The SMPP program, which GWSB faculty began planning in fall 2025 and officially approved at the school’s January faculty meeting, features undergraduate major, minor and concentration options to provide students with a program that studies the intersection of management and politics. Faculty said the new program will build on existing coursework in GWSB, including business ethics, sustainability and management courses, while also providing students with more room to take non-business elective courses like in political science.
All three forms of the program — an SMPP major, minor and concentration — include existing traditional business classes but also require students to take political science, sustainability or international development courses.
Voni Pamphile, an associate professor who helped form the program, said she and other faculty at GWSB had previously heard students express interest in a program that studies both business and politics which led them to create the program. She said the program is something the department has been talking about for a few years and formally started the process of establishing the program in fall 2025.
“Students need to know about business, government, society,” Pamphile said. “They’re not separate domains, they’re really intertwined. So we’re in a really good position, we’re a unique department, not many business schools have an SMPP department.”
Pamphile said the University is in a “really good position” for the program because faculty members’ expertise and GW’s location in the District allow students to see the world change at the intersection of business and politics in the nation’s capital.
“We’re preparing students to lead in a very complex environment, and a huge goal of GW is preparing the future leaders of the world,” Pamphile said. “So I think we’re definitely adding to the overall goals of GW.”
Joel Gehman, a professor and chair of the strategic management and public policy department, said faculty were able to gain a sense of where students’ interests lie because many of them serve as advisors to student organizations within the school, which led to the program’s formation. He said that the University has a “very active” student body and they saw an interest they wanted to remain attentive to.
Gehman said there is currently no additional budget impact of the program because it is built up through many existing courses like markets and politics. He said the program will require more teaching resources, but will self-fund as student interest and demand increase.

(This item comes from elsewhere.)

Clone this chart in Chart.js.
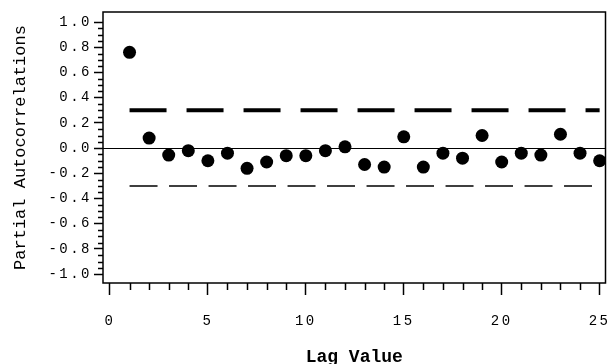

Gehman said the program will help provide students with more opportunities to take a diverse set of coursework like corporate sustainability strategy and human rights and ethics. He also said the program will help reach goals for demonstrating the school’s research has real-world impact by combining the two fields.
“I think this is also another opportunity to bring the best of what we’re doing from the research perspective into the classroom, and potentially engage the next generation some people I hope will become researchers and scholars in their own right,” Gehman said.